There was an interesting piece on Bloomberg mid week that countered the idea of a ‘V’ or ‘U’ shaped recovery with the idea of a ‘K’ shaped recovery. In essence this is highlighting that there is a two tier recovery that is taking place. The ‘two pathway’ system has a higher rate of recovery for the richer nations than the poorer nations.
The stocks and currencies from wealthier nations are outperforming their poorer emerging market peers during the COVID-19 crisis. It is a classic case of the ‘haves’ vs the ‘have nots’ with the potential divergence to increase if COVID-19 is not contained equally.
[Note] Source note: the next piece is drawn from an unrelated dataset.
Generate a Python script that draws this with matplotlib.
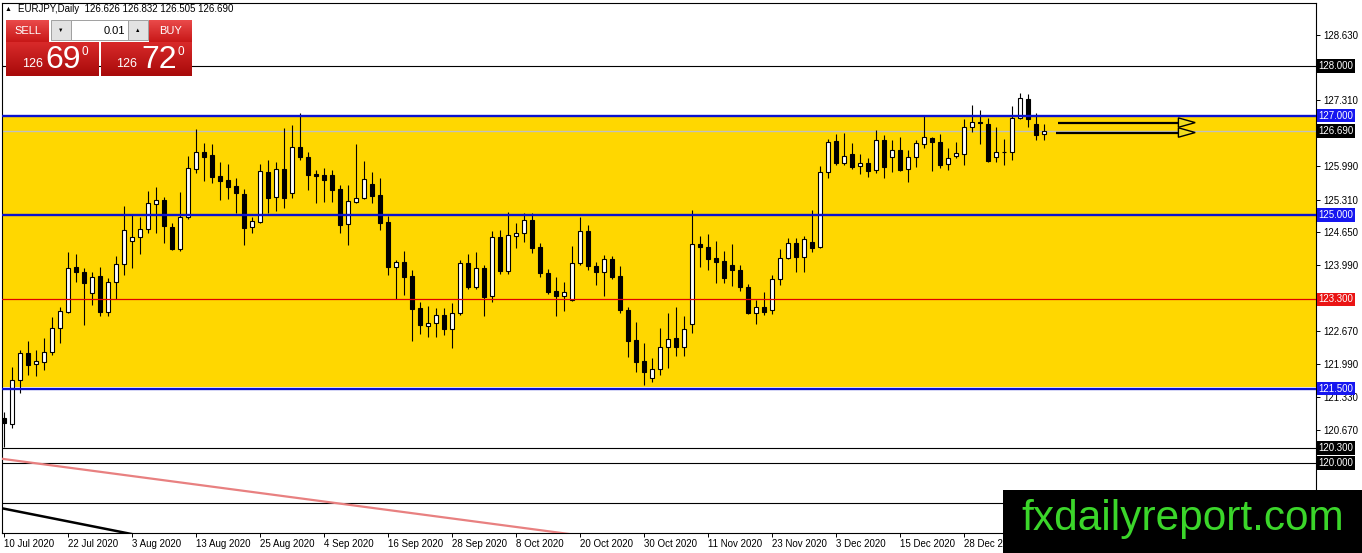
import numpy as np
import matplotlib
matplotlib.use("Agg")
import matplotlib.pyplot as plt
from matplotlib.patches import Rectangle, Polygon
from matplotlib.colors import LinearSegmentedColormap

plt.rcParams['font.family'] = ['Liberation Sans', 'DejaVu Sans']

# EURJPY daily bars, 10 Jul 2020 onwards
opens = [120.90, 120.78, 121.67, 122.21, 121.99, 122.03, 122.23, 122.72, 123.04, 123.95,
         123.85, 123.42, 123.77, 123.04, 123.65, 124.01, 124.47, 124.55, 124.71, 125.22,
         125.30, 124.75, 124.31, 124.96, 125.92, 126.27, 126.21, 125.78, 125.70, 125.58,
         125.42, 124.75, 124.86, 125.86, 125.36, 125.92, 125.44, 126.37, 126.17, 125.83,
         125.80, 125.80, 125.52, 124.81, 125.26, 125.34, 125.62, 125.40, 124.86, 123.95,
         124.05, 123.77, 123.12, 122.76, 122.82, 122.98, 122.70, 123.02, 124.03, 123.54,
         123.93, 123.36, 124.55, 123.87, 124.57, 124.63, 124.89, 124.35, 123.83, 123.46,
         123.36, 123.28, 124.03, 124.67, 123.97, 123.85, 124.11, 123.77, 123.08, 122.48,
         122.05, 121.71, 121.89, 122.33, 122.52, 122.33, 122.80, 124.41, 124.35, 124.13,
         124.07, 123.99, 123.89, 123.54, 123.02, 123.14, 123.08, 123.71, 124.13, 124.43,
         124.15, 124.45, 124.35, 125.86, 126.49, 126.04, 126.23, 125.98, 126.04, 125.90,
         126.51, 126.17, 126.31, 125.92, 126.17, 126.43, 126.55, 126.47, 126.02, 126.19,
         126.23, 126.77, 126.88, 126.83, 126.17, 126.27, 126.27, 126.95, 127.33, 126.83,
         126.626]
highs = [121.02, 121.93, 122.27, 122.46, 122.27, 122.52, 122.94, 123.14, 124.25, 124.21,
         123.93, 123.85, 123.95, 123.73, 124.17, 125.18, 125.00, 124.96, 125.48, 125.56,
         125.36, 124.83, 125.46, 126.19, 126.73, 126.45, 126.43, 126.06, 126.02, 125.74,
         125.52, 124.96, 126.03, 126.10, 126.06, 126.75, 126.81, 127.05, 126.27, 125.90,
         125.94, 125.90, 125.60, 125.60, 126.43, 126.08, 125.86, 125.74, 124.98, 124.09,
         124.27, 123.89, 123.24, 123.16, 123.12, 123.12, 123.22, 124.09, 124.21, 124.25,
         123.99, 124.67, 124.69, 125.06, 124.83, 125.04, 125.04, 124.43, 123.91, 123.75,
         123.65, 124.37, 124.96, 124.79, 124.05, 124.19, 124.17, 123.97, 123.14, 122.84,
         122.42, 122.11, 122.72, 123.02, 123.14, 122.96, 125.10, 124.57, 124.61, 124.47,
         124.27, 124.41, 123.99, 123.60, 123.28, 123.44, 123.79, 124.31, 124.53, 124.53,
         124.57, 125.10, 125.99, 126.53, 126.63, 126.65, 126.45, 126.23, 126.15, 126.71,
         126.61, 126.51, 126.57, 126.31, 126.51, 127.01, 126.57, 126.63, 126.35, 126.47,
         126.93, 127.21, 127.11, 126.95, 126.77, 126.53, 127.19, 127.45, 127.43, 127.05,
         126.832]
lows = [120.32, 120.70, 121.41, 121.77, 121.75, 121.87, 122.17, 122.42, 123.02, 123.65,
        122.78, 123.18, 122.96, 122.96, 123.30, 123.79, 123.93, 124.21, 124.63, 124.63,
        124.43, 124.29, 124.27, 124.92, 125.84, 125.68, 125.64, 125.30, 125.32, 125.04,
        124.39, 124.63, 124.84, 125.04, 125.08, 125.14, 125.34, 126.10, 125.50, 125.24,
        125.26, 125.26, 124.63, 124.39, 125.24, 125.32, 125.24, 124.69, 123.79, 123.30,
        123.38, 122.46, 122.60, 122.54, 122.54, 122.58, 122.31, 122.98, 123.50, 123.50,
        122.96, 123.24, 123.81, 123.81, 124.33, 124.45, 124.23, 123.75, 123.40, 122.96,
        123.06, 123.26, 123.99, 123.89, 123.58, 123.36, 123.71, 123.02, 122.13, 121.83,
        121.57, 121.63, 121.77, 121.91, 122.15, 122.15, 122.62, 123.95, 123.89, 123.63,
        123.63, 123.56, 123.46, 123.00, 122.80, 122.98, 123.00, 123.58, 124.11, 123.85,
        123.85, 124.25, 124.33, 125.74, 126.00, 126.00, 125.92, 125.82, 125.76, 125.84,
        125.74, 125.86, 125.88, 125.66, 125.96, 126.35, 125.88, 125.94, 125.90, 126.15,
        126.00, 126.67, 126.43, 126.06, 126.06, 126.00, 126.11, 126.93, 126.77, 126.51,
        126.505]
closes = [120.80, 121.67, 122.21, 121.97, 122.05, 122.23, 122.72, 123.06, 123.93, 123.85,
          123.63, 123.75, 123.04, 123.65, 124.01, 124.69, 124.55, 124.71, 125.24, 125.30,
          124.77, 124.31, 124.96, 125.94, 126.27, 126.17, 125.76, 125.68, 125.56, 125.44,
          124.73, 124.88, 125.88, 125.34, 125.92, 125.34, 126.37, 126.17, 125.80, 125.79,
          125.70, 125.50, 124.79, 125.28, 125.34, 125.72, 125.38, 124.83, 123.95, 124.05,
          123.75, 123.10, 122.78, 122.82, 122.98, 122.70, 123.02, 124.03, 123.54, 123.93,
          123.34, 124.55, 123.87, 124.59, 124.63, 124.89, 124.33, 123.83, 123.44, 123.36,
          123.44, 124.03, 124.67, 123.97, 123.85, 124.11, 123.75, 123.08, 122.46, 122.03,
          121.83, 121.89, 122.33, 122.50, 122.33, 122.70, 124.41, 124.35, 124.11, 124.05,
          123.73, 123.89, 123.54, 123.02, 123.14, 123.04, 123.71, 124.13, 124.43, 124.15,
          124.51, 124.33, 125.86, 126.47, 126.04, 126.19, 125.96, 126.04, 125.88, 126.51,
          125.96, 126.31, 125.90, 126.17, 126.45, 126.57, 126.47, 126.00, 126.15, 126.25,
          126.77, 126.87, 126.85, 126.08, 126.27, 126.26, 126.95, 127.35, 126.93, 126.61,
          126.690]

date_labels = ["10 Jul 2020", "22 Jul 2020", "3 Aug 2020", "13 Aug 2020", "25 Aug 2020",
               "4 Sep 2020", "16 Sep 2020", "28 Sep 2020", "8 Oct 2020", "20 Oct 2020",
               "30 Oct 2020", "11 Nov 2020", "23 Nov 2020", "3 Dec 2020", "15 Dec 2020",
               "28 Dec 2020"]
price_ticks = [128.63, 127.31, 125.99, 125.31, 124.65, 123.99, 122.67, 121.99, 121.33, 120.67]

zone = (121.5, 127.0)
blue_levels = [127.0, 125.0, 121.5]
black_levels = [128.0, 120.3, 120.0]
red_level = 123.3
bid = 126.69
plain_level = 119.19

# trend lines: (bar, price) anchors
pink_trend = [(0, 120.08), (69.7, 118.59)]
black_trend = [(0, 119.08), (15.3, 118.59)]

# arrows: start bar, end bar, price
arrows = [(131.75, 148.9, 126.86), (131.5, 148.9, 126.66)]

W, H = 1362, 553
fig = plt.figure(figsize=(W / 100, H / 100), dpi=100)
ax = fig.add_axes([2 / W, (H - 533) / H, (1316 - 2) / W, (533 - 3) / H])
ax.set_xlim(-0.25, 164)
ax.set_ylim(118.59, 129.27)

yellow = '#FFD700'
blue = '#0b12cf'
ax.axhspan(zone[0] + 0.03, zone[1], color=yellow, zorder=0, lw=0)

# candles
idx = np.arange(len(opens))
o = np.array(opens)
c = np.array(closes)
up = c >= o
ax.vlines(idx, lows, highs, color='black', lw=0.8, zorder=3)
ax.bar(idx, np.maximum(np.abs(c - o), 0.004), width=0.62, bottom=np.minimum(o, c),
       color=np.where(up, 'white', 'black'), edgecolor='black', linewidth=0.8, zorder=4)

# horizontal levels
ax.axhline(bid, color='#c0c0c0', lw=1.0, zorder=2)
for lv in blue_levels:
    ax.axhline(lv, color=blue, lw=1.7, zorder=5)
for lv in black_levels:
    ax.axhline(lv, color='black', lw=0.8, zorder=5)
ax.axhline(plain_level, color='black', lw=0.8, zorder=5)
ax.axhline(red_level, color='#e00000', lw=0.9, zorder=5)

# trend lines
for (x0, y0), (x1, y1), col, lw in [(pink_trend[0], pink_trend[1], '#e88080', 1.6),
                                      (black_trend[0], black_trend[1], 'black', 1.8)]:
    k = (y1 - y0) / (x1 - x0)
    xs = np.array([-1, 120])
    ax.plot(xs, y0 + k * (xs - x0), color=col, lw=lw, zorder=5, solid_capstyle='butt')

# arrows
for xs, xe, p in arrows:
    ax.plot([xs, xe - 2.0], [p, p], color='black', lw=1.6, zorder=6, solid_capstyle='butt')
    ax.add_patch(Polygon([[xe - 2.1, p + 0.095], [xe, p], [xe - 2.1, p - 0.095]],
                         closed=True, fc='#f0dc20', ec='black', lw=1.0, zorder=7))

# axes styling
for s in ax.spines.values():
    s.set_color('black')
    s.set_linewidth(0.8)
ax.yaxis.tick_right()
ax.set_yticks(price_ticks)
ax.set_yticklabels([f"{t:.3f}" for t in price_ticks])
ax.tick_params(axis='y', direction='out', length=3, width=0.7, labelsize=7, pad=2,
               colors='black')
ax.set_xticks(np.arange(len(date_labels)) * 8)
ax.set_xticklabels(date_labels)
ax.tick_params(axis='x', direction='out', length=3, width=0.7, labelsize=7, pad=1.5)
for lab in ax.get_xticklabels():
    lab.set_ha('left')

# price labels on the right scale
tr = ax.get_yaxis_transform()
def price_tag(p, fc):
    ax.text(1.0018, p, f"{p:.3f}", transform=tr, ha='left', va='center', color='white',
            fontsize=7, zorder=10, clip_on=False,
            bbox=dict(boxstyle='square,pad=0.18', fc=fc, ec='none'))

for lv in black_levels:
    price_tag(lv, 'black')
price_tag(bid, 'black')
for lv in blue_levels:
    price_tag(lv, '#1616f0')
price_tag(red_level, '#ea1414')

# overlay in pixel coordinates: header, trading panel, watermark
ov = fig.add_axes([0, 0, 1, 1])
ov.set_zorder(10)
ov.patch.set_alpha(0)
ov.axis('off')

ov.text(5, 9.5, '▲', fontsize=5, va='center', ha='left')
ov.text(18, 9.5, 'EURJPY,Daily  126.626 126.832 126.505 126.690', fontsize=7,
        va='center', ha='left')


def grad_box(x0, y0, x1, y1, top, bottom):
    cm = LinearSegmentedColormap.from_list('g', [top, bottom])
    ov.imshow(np.linspace(0, 1, 40).reshape(-1, 1), cmap=cm, extent=(x0, x1, y1, y0),
              aspect='auto', interpolation='bilinear', zorder=2)


grad_box(6, 20, 49, 42, '#ea4a4a', '#c81818')
grad_box(149, 20, 192, 42, '#ea4a4a', '#c81818')
grad_box(6, 42, 99, 76, '#d82a2a', '#a80a0a')
grad_box(101, 42, 192, 76, '#d82a2a', '#a80a0a')
ov.add_patch(Rectangle((51, 20), 20, 20, fc='#e2e2e2', ec='#a0a0a0', lw=0.7, zorder=3))
ov.add_patch(Rectangle((71, 20), 57, 20, fc='white', ec='#a0a0a0', lw=0.7, zorder=3))
ov.add_patch(Rectangle((128, 20), 20, 20, fc='#e2e2e2', ec='#a0a0a0', lw=0.7, zorder=3))
ov.text(61, 30, '▼', fontsize=4, ha='center', va='center', zorder=4)
ov.text(138, 30, '▲', fontsize=4, ha='center', va='center', zorder=4)
ov.text(125, 30.5, '0.01', fontsize=8, ha='right', va='center', zorder=4)
ov.text(27.5, 31, 'SELL', fontsize=8, color='white', ha='center', va='center', zorder=4)
ov.text(170.5, 31, 'BUY', fontsize=8, color='white', ha='center', va='center', zorder=4)
for cx, big, small_x, sup_x in [(63.5, '69', 32.5, 84.5), (159, '72', 127, 181)]:
    ov.text(small_x, 64, '126', fontsize=9, color='white', ha='center', va='center', zorder=4)
    ov.text(cx, 59.5, big, fontsize=23, color='white', ha='center', va='center', zorder=4)
    ov.text(sup_x, 52, '0', fontsize=8.5, color='white', ha='center', va='center', zorder=4)

ov.add_patch(Rectangle((1003, 490), W - 1003, H - 490, fc='black', ec='none', zorder=3))
ov.text(1183, 530, 'fxdailyreport.com', fontsize=30.5, color='#3bd62a', ha='center',
        va='baseline', family='Liberation Sans', zorder=4)

ov.set_xlim(0, W)
ov.set_ylim(H, 0)

fig.savefig('out.png', dpi=100)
A Bloomberg study of 17 emerging markets found a correlation of 42% between GDP per capita and stock performance since the risk sell off began in January of this year. The correlation between GDP per capita and currency returns was 31%. Take a look at this Bloomberg chart below which illustrates the point:
The rich and poor divide is most pronounced in Asia. The stock returns from the four economies per capita GDP above $10000 last year (China, S.Korea, Taiwan and Malaysia) have been 20% above that of the nations which fall below that level including India, Indonesia. Philippines, and Thailand. Part of this is also the presence of more tech companies in the first list of countries it has also been the fact that the more affluent countries have had the benefit of advanced technologies, strong governance and a wider range of policy options to cope with the crisis.